**REQUIRED WORK:** Images are not part of the copy; transcribe all the data exactly.

**DATA LINES:**
::::
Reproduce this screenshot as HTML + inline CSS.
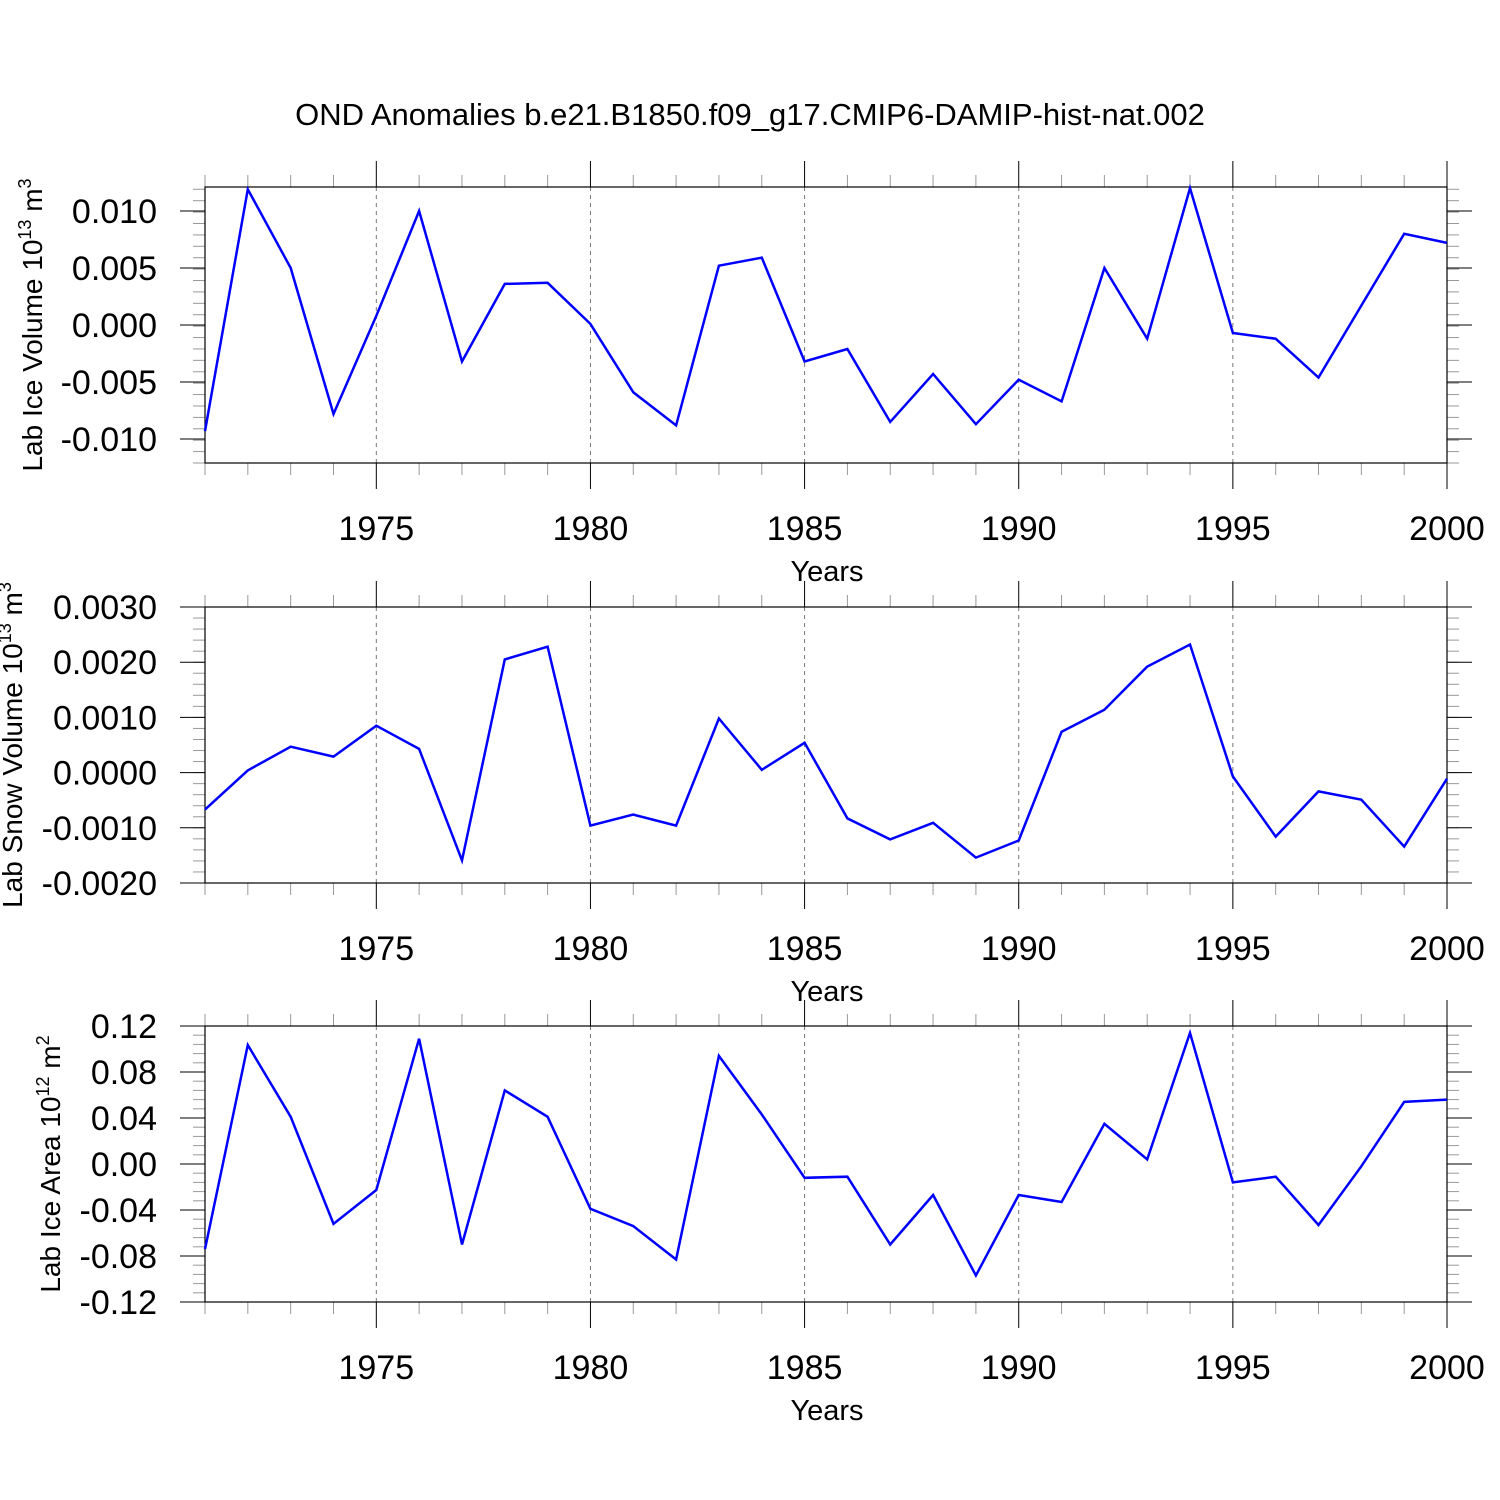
<!DOCTYPE html>
<html><head><meta charset="utf-8"><style>
html,body{margin:0;padding:0;background:#fff}
svg{display:block;font-family:"Liberation Sans",sans-serif}
</style></head><body>
<svg id="c" width="1500" height="1500" viewBox="0 0 1500 1500">
<text x="750" y="125" font-size="31" text-anchor="middle">OND Anomalies b.e21.B1850.f09_g17.CMIP6-DAMIP-hist-nat.002</text>
</svg>
<script>
const years = [1971,1972,1973,1974,1975,1976,1977,1978,1979,1980,1981,1982,1983,1984,1985,1986,1987,1988,1989,1990,1991,1992,1993,1994,1995,1996,1997,1998,1999,2000];
const iceVolume = [-0.0093,0.0119,0.0050,-0.0078,0.0008,0.0100,-0.0032,0.0036,0.0037,0.0001,-0.0059,-0.0088,0.0052,0.0059,-0.0032,-0.0021,-0.0085,-0.0043,-0.0087,-0.0048,-0.0067,0.0050,-0.0012,0.0120,-0.0007,-0.0012,-0.0046,0.0017,0.0080,0.0072];
const snowVolume = [-0.00067,0.00004,0.00047,0.00029,0.00085,0.00043,-0.00159,0.00205,0.00228,-0.00096,-0.00076,-0.00096,0.00098,0.00005,0.00054,-0.00083,-0.00121,-0.00091,-0.00154,-0.00123,0.00074,0.00114,0.00192,0.00232,-0.00007,-0.00116,-0.00034,-0.00049,-0.00134,-0.00011];
const iceArea = [-0.074,0.1035,0.041,-0.052,-0.0226,0.109,-0.070,0.064,0.041,-0.039,-0.054,-0.083,0.094,0.043,-0.012,-0.011,-0.070,-0.027,-0.097,-0.027,-0.033,0.035,0.004,0.114,-0.016,-0.011,-0.053,-0.002,0.054,0.056];
const xTicks = [1975,1980,1985,1990,1995,2000];
const ticks1 = [-0.010,-0.005,0.000,0.005,0.010];
const labels1 = ["-0.010","-0.005","0.000","0.005","0.010"];
const ticks2 = [-0.002,-0.001,0,0.001,0.002,0.003];
const labels2 = ["-0.0020","-0.0010","0.0000","0.0010","0.0020","0.0030"];
const ticks3 = [-0.12,-0.08,-0.04,0,0.04,0.08,0.12];
const labels3 = ["-0.12","-0.08","-0.04","0.00","0.04","0.08","0.12"];

const svg = document.getElementById('c');
const NS = 'http://www.w3.org/2000/svg';
function mk(tag, attrs){const e=document.createElementNS(NS,tag);for(const k in attrs)e.setAttribute(k,attrs[k]);svg.appendChild(e);return e;}
const X0=205, X1=1447;
function xs(yr){return X0+(yr-1971)/(2000-1971)*(X1-X0);}

function panel(name, top, bot, ymin, ymax, ticks, labels, minorStep, data, titleParts, titleX){
  const ys=v=>bot-(v-ymin)/(ymax-ymin)*(bot-top);
  xTicks.forEach(t=>{ if(t<2000){
    const g=mk('line',{x1:xs(t),x2:xs(t),y1:top,y2:bot,stroke:'#777','stroke-width':1,'stroke-dasharray':'4,4'});
    
    
  }});
  years.forEach(yr=>{
    const major = xTicks.includes(yr);
    const L = major?26:12;
    mk('line',{x1:xs(yr),x2:xs(yr),y1:top,y2:top-L,stroke:major?'#000':'#999','stroke-width':1});
    mk('line',{x1:xs(yr),x2:xs(yr),y1:bot,y2:bot+L,stroke:major?'#000':'#999','stroke-width':1});
  });
  const n=Math.round((ymax-ymin)/minorStep);
  for(let i=0;i<=n;i++){
    const v=ymin+i*minorStep, y=ys(v);
    mk('line',{x1:X0,x2:X0-12,y1:y,y2:y,stroke:'#999','stroke-width':1});
    mk('line',{x1:X1,x2:X1+12,y1:y,y2:y,stroke:'#999','stroke-width':1});
  }
  ticks.forEach((v,i)=>{
    const y=ys(v);
    mk('line',{x1:X0,x2:X0-25,y1:y,y2:y,stroke:'#000','stroke-width':1});
    mk('line',{x1:X1,x2:X1+25,y1:y,y2:y,stroke:'#000','stroke-width':1});
    const t=mk('text',{x:157,y:y+12,'font-size':34,'text-anchor':'end'});
    t.textContent=labels[i];
    
    
  });
  const box=mk('rect',{x:X0,y:top,width:X1-X0,height:bot-top,fill:'none',stroke:'#000','stroke-width':1.2});
  
  
  xTicks.forEach(t=>{
    const l=mk('text',{x:xs(t),y:bot+77,'font-size':34,'text-anchor':'middle'});
    l.textContent=t;
    
    
  });
  const xt=mk('text',{x:827,y:bot+118,'font-size':29,'text-anchor':'middle'});
  xt.textContent='Years';
  
  
  const cy=(top+bot)/2;
  const yt=mk('text',{x:titleX,y:cy,'font-size':28,'text-anchor':'middle',transform:`rotate(-90 ${titleX} ${cy})`});
  
  
  const a=document.createElementNS(NS,'tspan');a.textContent=titleParts[0];yt.appendChild(a);
  const b=document.createElementNS(NS,'tspan');b.textContent=titleParts[1];b.setAttribute('font-size','18');b.setAttribute('dy','-11');yt.appendChild(b);
  const c=document.createElementNS(NS,'tspan');c.textContent=titleParts[2];c.setAttribute('dy','11');yt.appendChild(c);
  const d=document.createElementNS(NS,'tspan');d.textContent=titleParts[3];d.setAttribute('font-size','18');d.setAttribute('dy','-11');yt.appendChild(d);
  const pts=data.map((v,i)=>xs(years[i]).toFixed(1)+','+ys(v).toFixed(1)).join(' ');
  const pl=mk('polyline',{points:pts,fill:'none',stroke:'#0000ff','stroke-width':2.5,'stroke-linejoin':'miter'});
  
  
}
panel('ice-volume',187,463,-0.0121,0.0121,ticks1,labels1,0.001,iceVolume,['Lab Ice Volume 10','13',' m','3'],42);
panel('snow-volume',607,883,-0.002,0.003,ticks2,labels2,0.0002,snowVolume,['Lab Snow Volume 10','13',' m','3'],22);
panel('ice-area',1026,1302,-0.12,0.12,ticks3,labels3,0.008,iceArea,['Lab Ice Area 10','12',' m','2'],60);
</script>
</body></html>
::::
**EXERCISE RESULT:**
Reproduce this screenshot as HTML + inline CSS.
<!DOCTYPE html>
<html><head><meta charset="utf-8"><style>
html,body{margin:0;padding:0;background:#fff}
svg{display:block;font-family:"Liberation Sans",sans-serif}
</style></head><body>
<svg id="c" width="1500" height="1500" viewBox="0 0 1500 1500">
<text x="750" y="125" font-size="31" text-anchor="middle">OND Anomalies b.e21.B1850.f09_g17.CMIP6-DAMIP-hist-nat.002</text>
</svg>
<script>
const years = [1971,1972,1973,1974,1975,1976,1977,1978,1979,1980,1981,1982,1983,1984,1985,1986,1987,1988,1989,1990,1991,1992,1993,1994,1995,1996,1997,1998,1999,2000];
const iceVolume = [-0.0093,0.0119,0.0050,-0.0078,0.0008,0.0100,-0.0032,0.0036,0.0037,0.0001,-0.0059,-0.0088,0.0052,0.0059,-0.0032,-0.0021,-0.0085,-0.0043,-0.0087,-0.0048,-0.0067,0.0050,-0.0012,0.0120,-0.0007,-0.0012,-0.0046,0.0017,0.0080,0.0072];
const snowVolume = [-0.00067,0.00004,0.00047,0.00029,0.00085,0.00043,-0.00159,0.00205,0.00228,-0.00096,-0.00076,-0.00096,0.00098,0.00005,0.00054,-0.00083,-0.00121,-0.00091,-0.00154,-0.00123,0.00074,0.00114,0.00192,0.00232,-0.00007,-0.00116,-0.00034,-0.00049,-0.00134,-0.00011];
const iceArea = [-0.074,0.1035,0.041,-0.052,-0.0226,0.109,-0.070,0.064,0.041,-0.039,-0.054,-0.083,0.094,0.043,-0.012,-0.011,-0.070,-0.027,-0.097,-0.027,-0.033,0.035,0.004,0.114,-0.016,-0.011,-0.053,-0.002,0.054,0.056];
const xTicks = [1975,1980,1985,1990,1995,2000];
const ticks1 = [-0.010,-0.005,0.000,0.005,0.010];
const labels1 = ["-0.010","-0.005","0.000","0.005","0.010"];
const ticks2 = [-0.002,-0.001,0,0.001,0.002,0.003];
const labels2 = ["-0.0020","-0.0010","0.0000","0.0010","0.0020","0.0030"];
const ticks3 = [-0.12,-0.08,-0.04,0,0.04,0.08,0.12];
const labels3 = ["-0.12","-0.08","-0.04","0.00","0.04","0.08","0.12"];

const svg = document.getElementById('c');
const NS = 'http://www.w3.org/2000/svg';
function mk(tag, attrs){const e=document.createElementNS(NS,tag);for(const k in attrs)e.setAttribute(k,attrs[k]);svg.appendChild(e);return e;}
const X0=205, X1=1447;
function xs(yr){return X0+(yr-1971)/(2000-1971)*(X1-X0);}

function panel(name, top, bot, ymin, ymax, ticks, labels, minorStep, data, titleParts, titleX){
  const ys=v=>bot-(v-ymin)/(ymax-ymin)*(bot-top);
  xTicks.forEach(t=>{ if(t<2000){
    const g=mk('line',{x1:xs(t),x2:xs(t),y1:top,y2:bot,stroke:'#777','stroke-width':1,'stroke-dasharray':'4,4'});
    
    
  }});
  years.forEach(yr=>{
    const major = xTicks.includes(yr);
    const L = major?26:12;
    mk('line',{x1:xs(yr),x2:xs(yr),y1:top,y2:top-L,stroke:major?'#000':'#999','stroke-width':1});
    mk('line',{x1:xs(yr),x2:xs(yr),y1:bot,y2:bot+L,stroke:major?'#000':'#999','stroke-width':1});
  });
  const n=Math.round((ymax-ymin)/minorStep);
  for(let i=0;i<=n;i++){
    const v=ymin+i*minorStep, y=ys(v);
    mk('line',{x1:X0,x2:X0-12,y1:y,y2:y,stroke:'#999','stroke-width':1});
    mk('line',{x1:X1,x2:X1+12,y1:y,y2:y,stroke:'#999','stroke-width':1});
  }
  ticks.forEach((v,i)=>{
    const y=ys(v);
    mk('line',{x1:X0,x2:X0-25,y1:y,y2:y,stroke:'#000','stroke-width':1});
    mk('line',{x1:X1,x2:X1+25,y1:y,y2:y,stroke:'#000','stroke-width':1});
    const t=mk('text',{x:157,y:y+12,'font-size':34,'text-anchor':'end'});
    t.textContent=labels[i];
    
    
  });
  const box=mk('rect',{x:X0,y:top,width:X1-X0,height:bot-top,fill:'none',stroke:'#000','stroke-width':1.2});
  
  
  xTicks.forEach(t=>{
    const l=mk('text',{x:xs(t),y:bot+77,'font-size':34,'text-anchor':'middle'});
    l.textContent=t;
    
    
  });
  const xt=mk('text',{x:827,y:bot+118,'font-size':29,'text-anchor':'middle'});
  xt.textContent='Years';
  
  
  const cy=(top+bot)/2;
  const yt=mk('text',{x:titleX,y:cy,'font-size':28,'text-anchor':'middle',transform:`rotate(-90 ${titleX} ${cy})`});
  
  
  const a=document.createElementNS(NS,'tspan');a.textContent=titleParts[0];yt.appendChild(a);
  const b=document.createElementNS(NS,'tspan');b.textContent=titleParts[1];b.setAttribute('font-size','18');b.setAttribute('dy','-11');yt.appendChild(b);
  const c=document.createElementNS(NS,'tspan');c.textContent=titleParts[2];c.setAttribute('dy','11');yt.appendChild(c);
  const d=document.createElementNS(NS,'tspan');d.textContent=titleParts[3];d.setAttribute('font-size','18');d.setAttribute('dy','-11');yt.appendChild(d);
  const pts=data.map((v,i)=>xs(years[i]).toFixed(1)+','+ys(v).toFixed(1)).join(' ');
  const pl=mk('polyline',{points:pts,fill:'none',stroke:'#0000ff','stroke-width':2.5,'stroke-linejoin':'miter'});
  
  
}
panel('ice-volume',187,463,-0.0121,0.0121,ticks1,labels1,0.001,iceVolume,['Lab Ice Volume 10','13',' m','3'],42);
panel('snow-volume',607,883,-0.002,0.003,ticks2,labels2,0.0002,snowVolume,['Lab Snow Volume 10','13',' m','3'],22);
panel('ice-area',1026,1302,-0.12,0.12,ticks3,labels3,0.008,iceArea,['Lab Ice Area 10','12',' m','2'],60);
</script>
</body></html>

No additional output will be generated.